Understanding Fine-tuning in Approximate Unlearning: A Theoretical Perspective
Meng Ding, Rohan Sharma, Changyou Chen, Jinhui Xu, Kaiyi Ji
TL;DR
This work analyzes why naive fine-tuning fails to forget targeted data in an overparameterized linear regression setting, by dissecting the influence of forgetting versus remaining features. It provides a formal, theory-driven view of Original Training, Fine-Tuning, and Golden Unlearning, introducing Remaining Loss and Unlearning Loss as key metrics and showing that FT preserves forgetting-data influence through projection in both distinct and overlapping feature regimes. The authors propose Retention-Based Masking (RBM), which builds masks from the remaining data to remove forgetting components in the pretrained weights, yielding improved unlearning accuracy (UA) while preserving retaining accuracy (RA), especially when overlapping features exist. Empirical results on synthetic data and real datasets (e.g., CIFAR-10/100, TinyImageNet, SVHN) demonstrate that RBM outperforms forgetting-based masking approaches, achieving near-golden unlearning while maintaining strong retaining performance and lower disparity, thereby offering a principled path toward balanced approximate unlearning.
Abstract
Machine Unlearning has emerged as a significant area of research, focusing on `removing' specific subsets of data from a trained model.
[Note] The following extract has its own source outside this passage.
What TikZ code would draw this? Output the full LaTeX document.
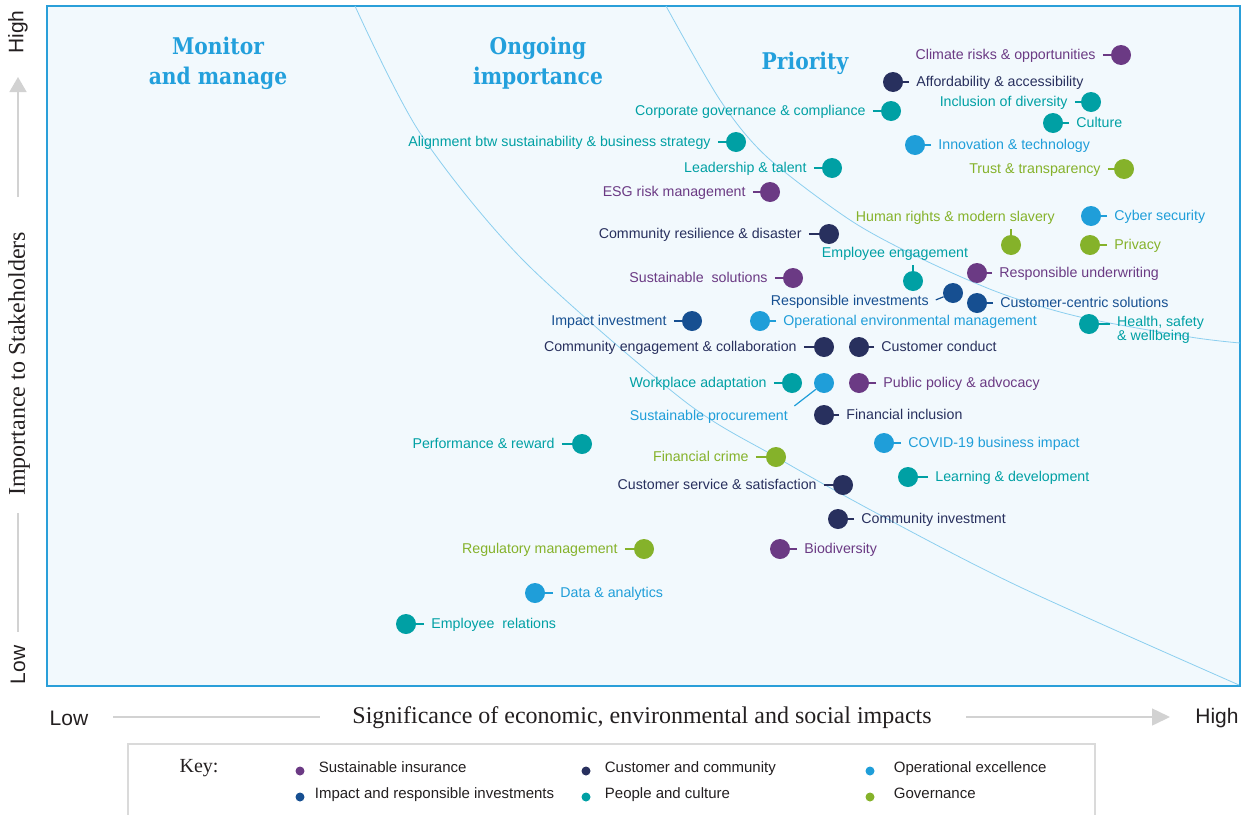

Fine-tuning (FT) methods have become one of the fundamental approaches for approximating unlearning, as they effectively retain model performance. However, it is consistently observed that naive FT methods struggle to forget the targeted data. In this paper, we present the first theoretical analysis of FT methods for machine unlearning within a linear regression framework, providing a deeper exploration of this phenomenon. Our analysis reveals that while FT models can achieve zero remaining loss, they fail to forget the forgetting data, as the pretrained model retains its influence and the fine-tuning process does not adequately mitigate it. To address this, we propose a novel Retention-Based Masking (RBM) strategy that constructs a weight saliency map based on the remaining dataset, unlike existing methods that focus on the forgetting dataset. Our theoretical analysis demonstrates that RBM not only significantly improves unlearning accuracy (UA) but also ensures higher retaining accuracy (RA) by preserving overlapping features shared between the forgetting and remaining datasets. Experiments on synthetic and real-world datasets validate our theoretical insights, showing that RBM outperforms existing masking approaches in balancing UA, RA, and disparity metrics.